Path-BN: Towards Effective Batch Normalization in the Path Space for ReLU Networks

Neural networks with ReLU activation functions have demonstrated their success in many applications. Recently, researchers noticed a potential issue with the optimization of ReLU networks: the ReLU activation functions are positively scale-invariant (PSI), while the weights are not. This mismatch may lead to undesirable behaviors in the optimization process. Hence, some new algorithms that conduct optimizations directly in the path space (the path space is proven to be PSI) were developed, such as Stochastic Gradient Descent (SGD) in the path space, and it was shown that SGD in the path space is superior to that in the weight space.
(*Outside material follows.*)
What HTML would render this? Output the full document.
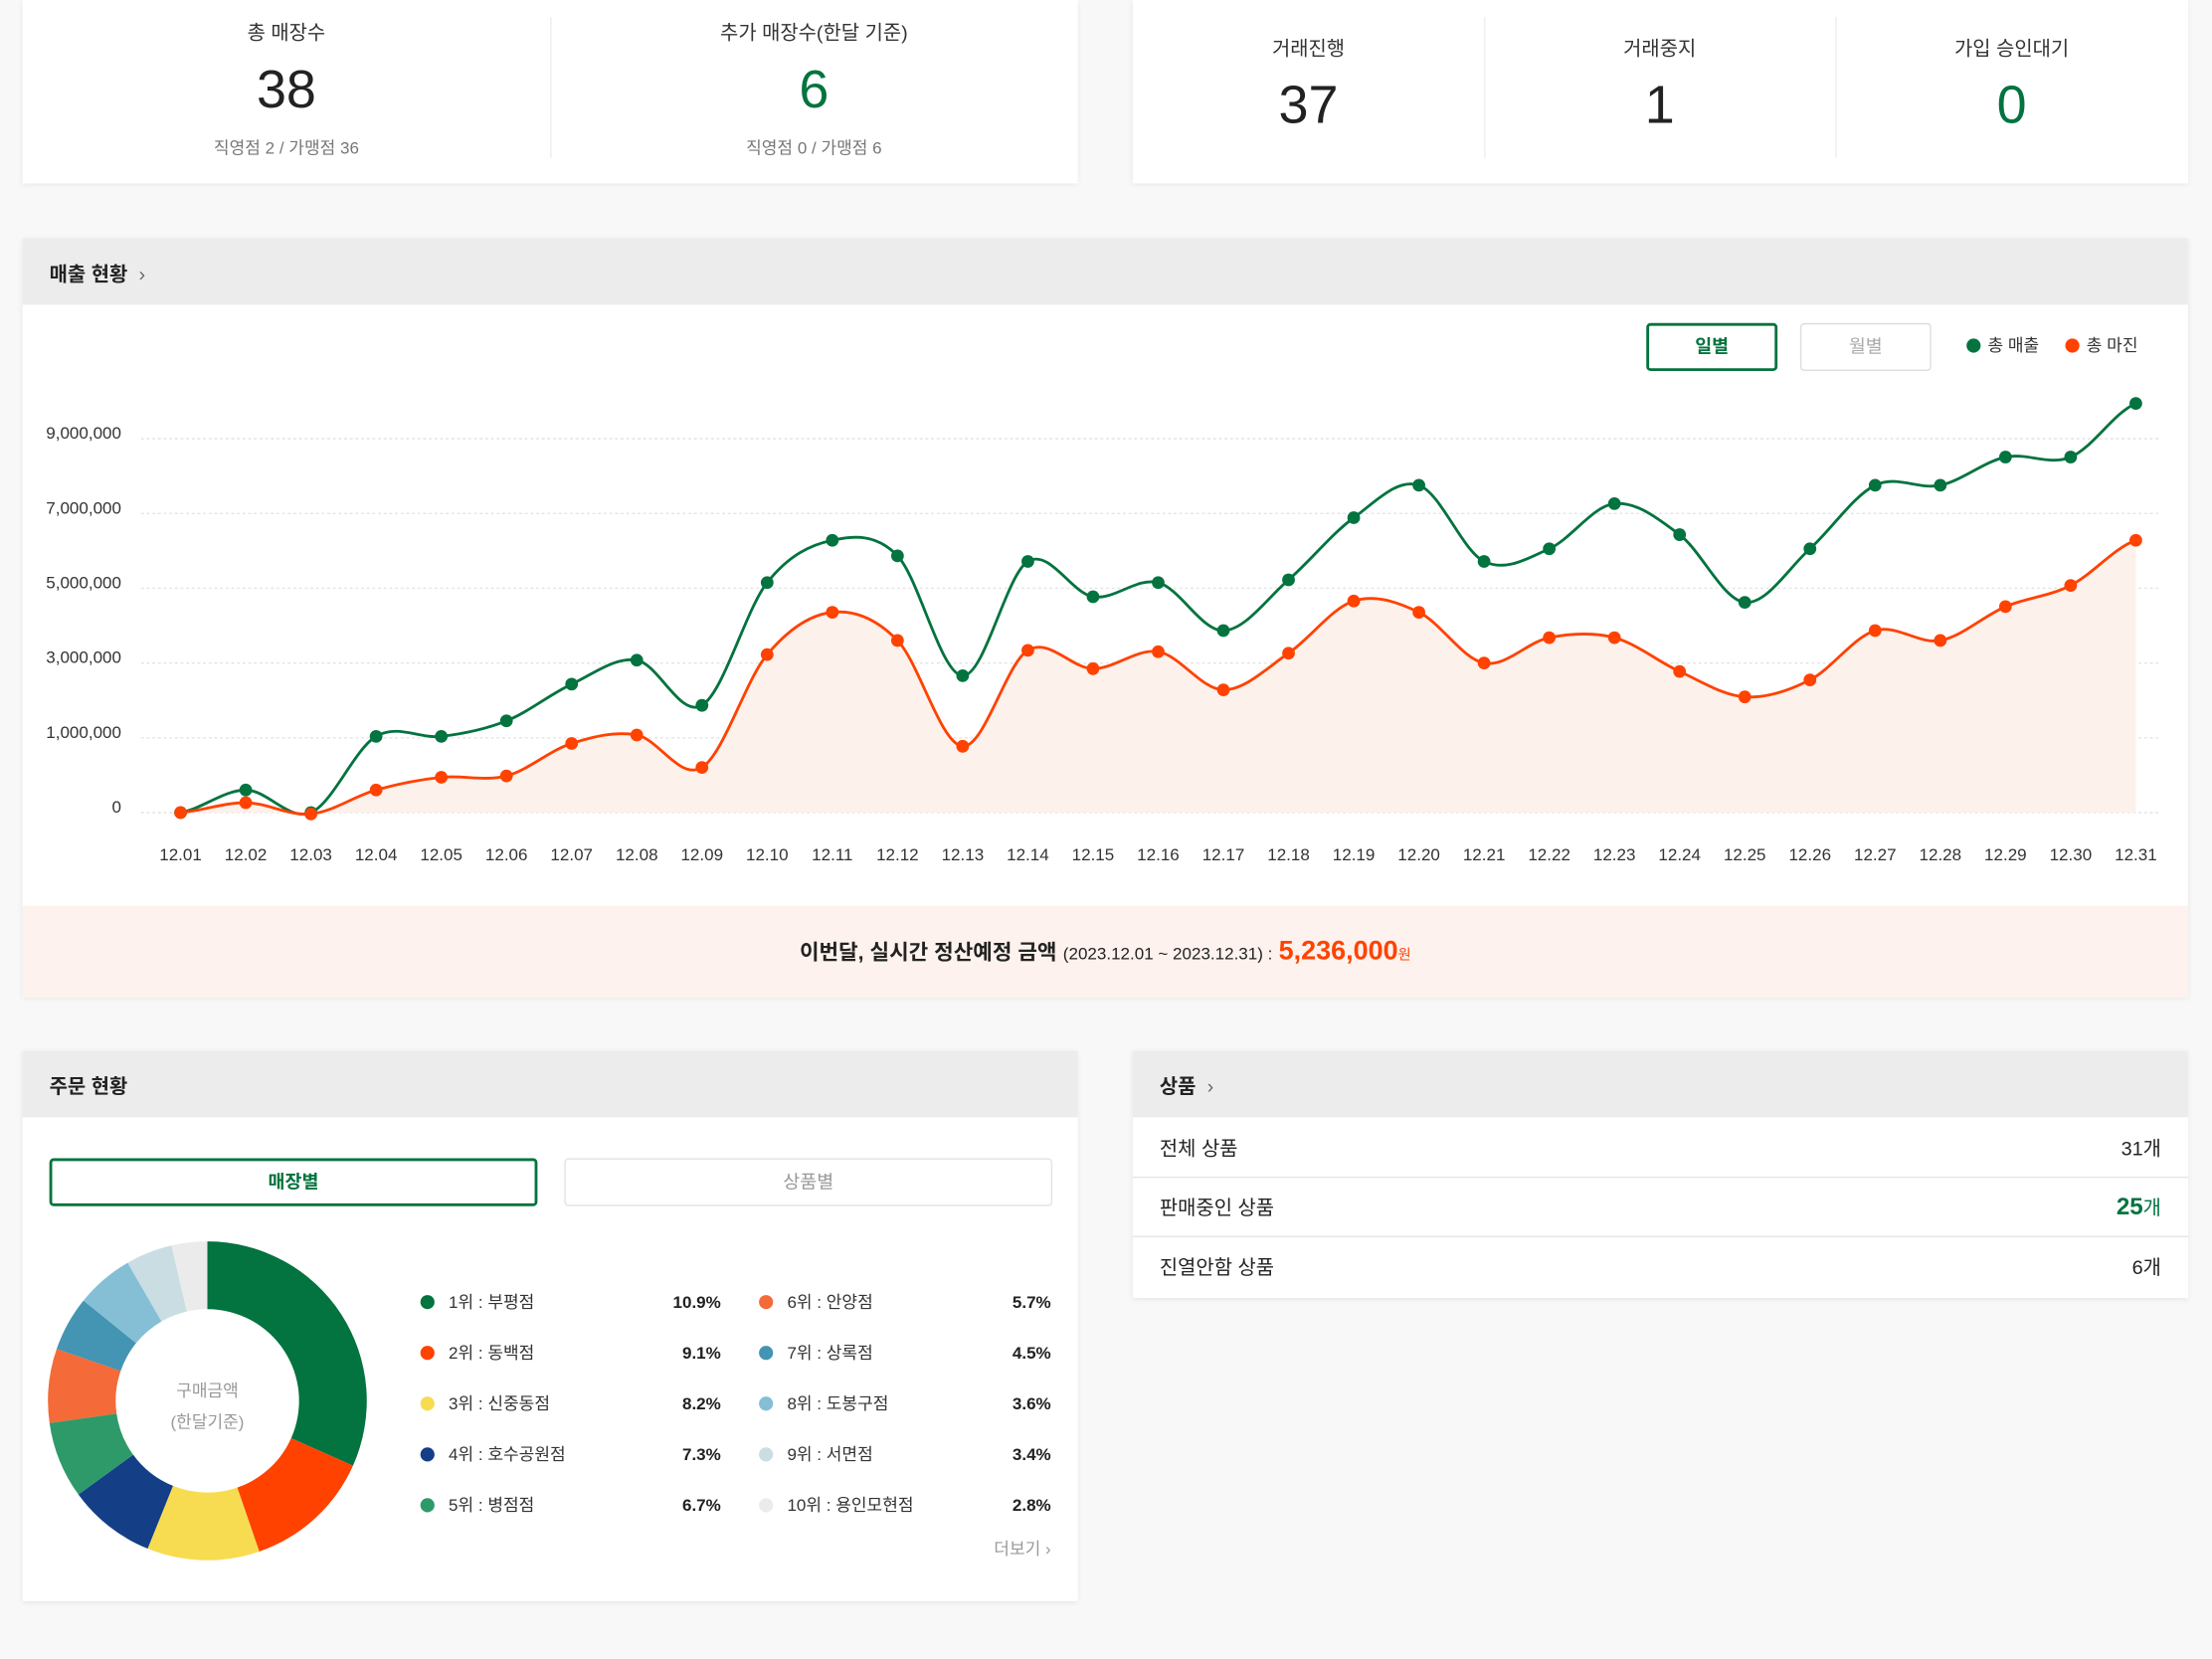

However, it is still unknown whether other deep learning techniques beyond SGD, such as batch normalization (BN), could also have their counterparts in the path space. In this paper, we conduct a formal study on the design of BN in the path space. According to our study, the key challenge is how to ensure the forward propagation in the path space, because BN is utilized during the forward process. To tackle such challenge, we propose a novel re-parameterization of ReLU networks, with which we replace each weight in the original neural network, with a new value calculated from one or several paths, while keeping the outputs of the network unchanged for any input. Then we show that BN in the path space, namely P-BN, is just a slightly modified conventional BN on the re-parameterized ReLU networks. Our experiments on two benchmark datasets, CIFAR and ImageNet, show that the proposed P-BN can significantly outperform the conventional BN in the weight space.